O Supremo Tribunal Federal, não deveria funcionar como uma quarta instância, mas ficar restrito às questões constitucionais e casos que envolvessem a terceira instância (STJ). No caso de haver demanda contra juízes do STF. O Congresso Nacional deveria se tornar tribunal jurídico sujeito ao rito jurídico estabelecido em lei para o processo em questão, sendo que o presidente do Congresso poderia requisitar a assessoria de um ou mais juristas, juízes ou desembargadores para assessorá-lo na condução do processo, que seria decido pelos congressistas como se fosse um juri popular. Esta seria a melhor maneira, talvez a única, de estabelecer de forma razoável, uma instância superior ao STF.

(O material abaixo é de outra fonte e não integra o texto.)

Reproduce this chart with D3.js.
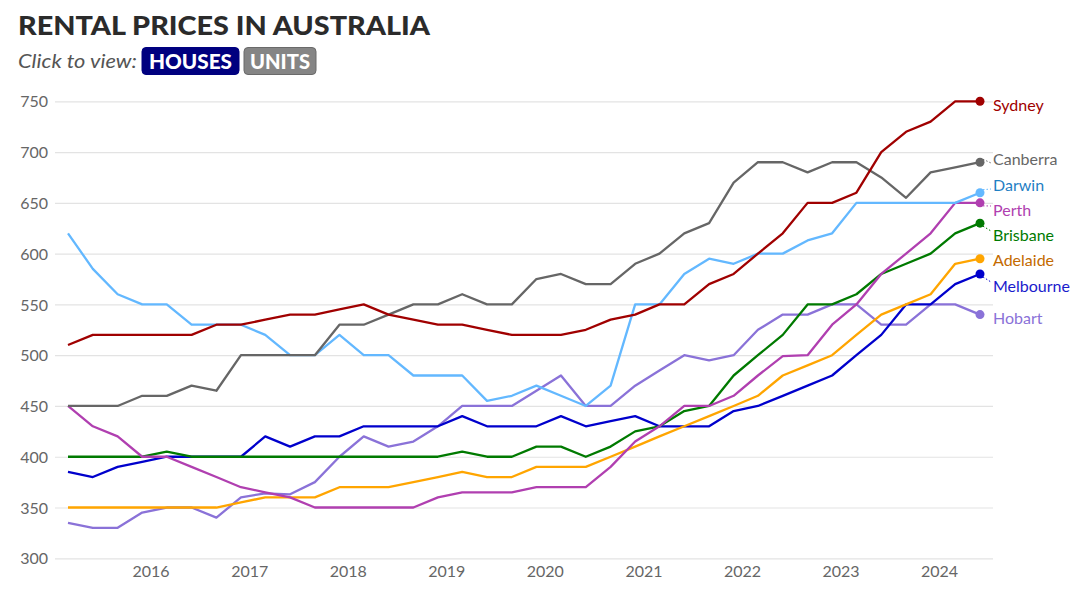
<!DOCTYPE html>
<html>
<head>
<meta charset="utf-8">
<script src="https://cdn.jsdelivr.net/npm/d3@7"></script>
<style>
  html, body { margin: 0; padding: 0; background: #fff; }
  svg { display: block; font-family: "Lato", "Open Sans", sans-serif; }
</style>
</head>
<body>
<svg id="chart" width="1080" height="594"></svg>
<script>
// ---- data ----
const startYear = 2015, startMonth = 2; // first point: March 2015, quarterly
const cities = ["Sydney","Canberra","Darwin","Perth","Brisbane","Adelaide","Melbourne","Hobart"];
const sydney    = [510,520,520,520,520,520,530,530,535,540,540,545,550,540,535,530,530,525,520,520,520,525,535,540,550,550,570,580,600,620,650,650,660,700,720,730,750,750];
const canberra  = [450,450,450,460,460,470,465,500,500,500,500,530,530,540,550,550,560,550,550,575,580,570,570,590,600,620,630,670,690,690,680,690,690,675,655,680,685,690];
const darwin    = [620,585,560,550,550,530,530,530,520,500,500,520,500,500,480,480,480,455,460,470,460,450,470,550,550,580,595,590,600,600,613,620,650,650,650,650,650,660];
const perth     = [450,430,420,400,400,390,380,370,365,360,350,350,350,350,350,360,365,365,365,370,370,370,390,415,430,450,450,460,480,499,500,530,550,580,600,620,650,650];
const brisbane  = [400,400,400,400,405,400,400,400,400,400,400,400,400,400,400,400,405,400,400,410,410,400,410,425,430,445,450,480,500,520,550,550,560,580,590,600,620,630];
const adelaide  = [350,350,350,350,350,350,350,355,360,360,360,370,370,370,375,380,385,380,380,390,390,390,400,410,420,430,440,450,460,480,490,500,520,540,550,560,590,595];
const melbourne = [385,380,390,395,400,400,400,400,420,410,420,420,430,430,430,430,440,430,430,430,440,430,435,440,430,430,430,445,450,460,470,480,500,520,550,550,570,580];
const hobart    = [335,330,330,345,350,350,340,360,364,363,375,400,420,410,415,430,450,450,450,465,480,450,450,470,485,500,495,500,525,540,540,550,550,530,530,550,550,540];
const seriesValues = [sydney, canberra, darwin, perth, brisbane, adelaide, melbourne, hobart];
const lineColors  = ["#a00000","#666666","#63b8ff","#b03fb0","#007a00","#ffa500","#0000cc","#8a72d8"];
const labelColors = ["#a00000","#666666","#1f80c4","#b03fb0","#007a00","#c46a00","#1a1acc","#8a72d8"];
const labelY      = [105,159,185,210,235,260,286,318];
const hasLeader   = [false,true,true,true,true,false,true,false];
const yTicks = [300,350,400,450,500,550,600,650,700,750];
const xTickYears = [2016,2017,2018,2019,2020,2021,2022,2023,2024];

const dates = sydney.map((_, i) => new Date(startYear, startMonth + 3 * i, 1));

// ---- layout ----
const svg = d3.select("#chart");
const x = d3.scaleTime()
  .domain([dates[0], dates[dates.length - 1]])
  .range([68, 980]);
const y = d3.scaleLinear().domain([300, 750]).range([558.3, 101.3]);
const gridX0 = 55, gridX1 = 993;

// title
svg.append("text").attr("x", 18).attr("y", 35)
  .attr("font-size", 27).attr("font-weight", 900).attr("fill", "#2b2b2b")
  .attr("textLength", 412).attr("lengthAdjust", "spacingAndGlyphs")
  .text("RENTAL PRICES IN AUSTRALIA");
svg.append("text").attr("x", 18).attr("y", 68)
  .attr("font-size", 19).attr("font-style", "italic").attr("fill", "#555")
  .attr("textLength", 119).attr("lengthAdjust", "spacingAndGlyphs")
  .text("Click to view:");

// buttons
const btns = [
  {label: "HOUSES", x0: 142, x1: 239, fill: "#00007f", stroke: "#00007f", tl: 83},
  {label: "UNITS",  x0: 244, x1: 316, fill: "#858585", stroke: "#6a6a6a", tl: 60}
];
btns.forEach(b => {
  svg.append("rect").attr("x", b.x0).attr("y", 47.5).attr("width", b.x1 - b.x0).attr("height", 27)
    .attr("rx", 4).attr("fill", b.fill).attr("stroke", b.stroke).attr("stroke-width", 1);
  svg.append("text").attr("x", (b.x0 + b.x1) / 2).attr("y", 68.5)
    .attr("text-anchor", "middle").attr("font-size", 20).attr("font-weight", 900).attr("fill", "#fff")
    .attr("textLength", b.tl).attr("lengthAdjust", "spacingAndGlyphs")
    .text(b.label);
});

// grid + y axis
const yAxis = d3.axisLeft(y).tickValues(yTicks).tickSize(-(gridX1 - gridX0)).tickPadding(8);
const gy = svg.append("g").attr("transform", `translate(${gridX0},0)`).call(yAxis);
gy.select(".domain").remove();
gy.selectAll(".tick line").attr("stroke", "#e3e3e3").attr("stroke-width", 1.2);
gy.selectAll(".tick text").attr("font-size", 16).attr("fill", "#666").attr("x", -7).attr("dy", "0.35em")
  .style("font-family", "Lato, 'Open Sans', sans-serif");

// x axis
const xAxis = d3.axisBottom(x)
  .tickValues(xTickYears.map(yv => new Date(yv, 0, 1)))
  .tickFormat(d3.timeFormat("%Y")).tickSize(0).tickPadding(0);
const gx = svg.append("g").attr("transform", `translate(0,571)`).call(xAxis);
gx.select(".domain").remove();
gx.selectAll(".tick text").attr("font-size", 16).attr("fill", "#666").attr("dy", "0.35em")
  .style("font-family", "Lato, 'Open Sans', sans-serif");

// lines
const line = d3.line().x((d, i) => x(dates[i])).y(d => y(d));
const order = [7,6,5,4,3,2,1,0];
order.forEach(k => {
  svg.append("path").datum(seriesValues[k])
    .attr("fill", "none").attr("stroke", lineColors[k]).attr("stroke-width", 2.3)
    .attr("stroke-linejoin", "round")
    .attr("d", line);
});

// end points, leaders, labels
cities.forEach((c, k) => {
  const vals = seriesValues[k];
  const last = vals[vals.length - 1];
  const px = x(dates[dates.length - 1]), py = y(last);
  if (hasLeader[k]) {
    const down = labelY[k] > py;
    svg.append("line").attr("x1", px + 3).attr("y1", py + (down ? 3 : -3))
      .attr("x2", 991).attr("y2", labelY[k] + (down ? -4 : 4))
      .attr("stroke", lineColors[k]).attr("stroke-width", 1).attr("stroke-dasharray", "1.5,2");
  }
  svg.append("circle").attr("cx", px).attr("cy", py).attr("r", 4.5).attr("fill", lineColors[k]);
  svg.append("text").attr("x", 993).attr("y", labelY[k]).attr("dy", "0.35em")
    .attr("font-size", 16).attr("fill", labelColors[k]).text(c);
});
</script>
</body>
</html>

Retomando a questão do foro privilegiado, observe-se que este ensaio segue o caminho inverso ao privilégio, muito pelo contrário, o indivíduo que é costumeiramente chamado de cidadão comum, terá o privilégio de se defender em mais instâncias que os demais, diminuindo o privilégio conforme o grau de responsabilidade em que se encontra o cargo ou a função exercida pelo indivíduo.

Atualmente, exige-se de um analfabeto, mais responsabilidade no cumprimento da lei do que de um advogado, que recebe benefício de redução de pena pelo mérito de descumprir a lei com notório saber. No caso de juízes, pune-se com a severidade de uma aposentadoria, ou colocando-os em disponibilidade remunerada.

O autor deste ensaio atreve-se em ser pretensioso o suficiente para afirmar que, até o momento, não encontrou nenhum outro ensaio, artigo ou comentário sobre o polêmico e famigerado foro privilegiado, que apresentasse uma análise e proposta mais coerente e eficiente.


Milton Valdameri (novembro de 2016).